In his five years with the Trail Blazers, Brandon Roy made his mark on the NBA. He appeared in the All-Star game three times, was named the 2006-07 Rookie of the Year and was ranked No. 8 in the league for scoring during the 2008-09 season. He averaged 19.0 points per game for his career—peaking at 22.6 points in 2008-09 and 21.5 points in 2009-10—and is a 46-percent shooter. He has played in 15 career playoff games, including six in 2008-09 when he averaged 26.7 points per game in the postseason.
Roy will be a positive asset to Minnesota's roster. Here are five reasons why.
One consistent problem for Minnesota in past seasons has been its inability to effectively close out games. Brandon Roy will be a huge asset in this area—his highlight reel includes several pressure shots and buzzer beaters.
During the 2011-2012 season, defenses could almost solely focus on Kevin Love as the only truly reliable player during a fourth-quarter situation. Adding Roy to the lineup will broaden Minnesota's options and ensure the Timberwolves have deeper clutch plays for those down-to-the-wire games they're sure to face in 2012-2013.
Timberwolves web writer Mark Remme weighs in:
"While Love is still the primary scorer on this team, Roy is another added piece that defenses must respect. Even if Minnesota uses him in small portions to start the season, Roy can have that impact at the end of games or in spurts."
Since entering the league in 2006—when he was originally drafted by Minnesota—Brandon Roy has been a consistent shooter. He averaged in the mid-high 40s for field goal percentage during this first four seasons, and in 2010-2012 he shot 40 percent from the floor.
He tends to average almost 20 PPG per season, and he will be a huge asset to the Timberwolves if he continues to keep his point totals up. He will also improve the squad's perimeter shooting, as he shot 34 percent from downtown during the 2010-2011 season. Newly acquired Chase Budinger and Roy will be a dynamic duo from the three-point line.
Roy is a pure scorer, and Timberwolves fans can expect to see that implemented early on this season.

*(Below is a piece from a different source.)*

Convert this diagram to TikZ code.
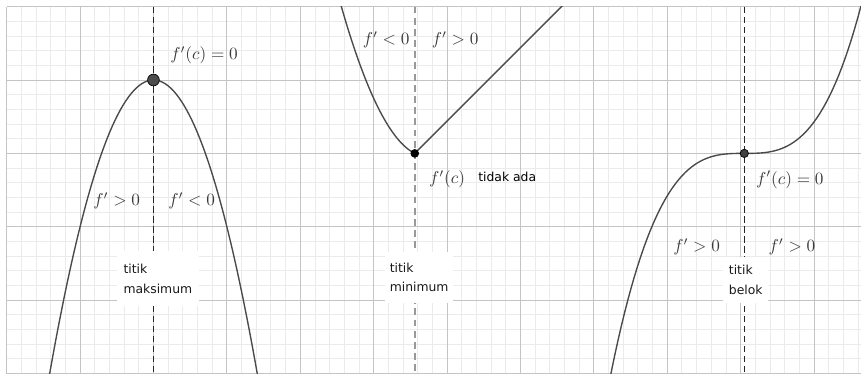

When hearing that Roy "came out of retirement" to join the Timberwolves, it's easy to take the critical point of view and focus on the physical issues that basically forced Roy out of Portland. The positive side of this, though, is that the Wolves gain a shooting guard with five years of league experience.
“I want to come in and make an impact right away,” Roy said. “I want to be ready to deliver. A lot of people think I’m going to be limited. I tell them, ‘Go ahead and think that way.’ I’m not cautious about anything. I’m confident everything will go well.”
True, Minnesota is taking a risk by bringing in a player suffering from tired knees. But look on the flip side—Roy wanted to continue in the league and he's confident he has something left to offer. If he's feeling as good as he says he is, his experience will deepen the roster and add a level of leadership that's been missing.
One of the biggest impacts Roy will have when coming into Minnesota is creating that consistency at shooting guard.
Over the past couple years, no player has taken ownership of the position. Wes Johnson and Martell Webster each filled the spot periodically, but neither one delivered a reliability that would keep him there. Instead, Adelman often pulled one of the available point guards—Luke Ridnour or J.J. Barea—to play that traditional 2 spot.
Roy is a solid shooting guard. He has good size at 6'6" and 211 lbs, and he'll provide immediate stability for the lineup.
Besides just adding consistency at the shooting guard position, Roy automatically improves the Wolves' back court on both ends of the floor.
We already know Roy's a shooter. If the Timberwolves are lucky, he'll be capable of adding double-digit point totals each night. In addition, he averaged a solid 4.7 assists during his last season (2010-11) with the Blazers. Offensively, he'll no doubt excel.
But that's not all. The Washington alum averaged over 4 rebounds per game while in Portland, and he provides a high level of energy on defense. Having a larger body at the 2 will give Minnesota an advantage defensively.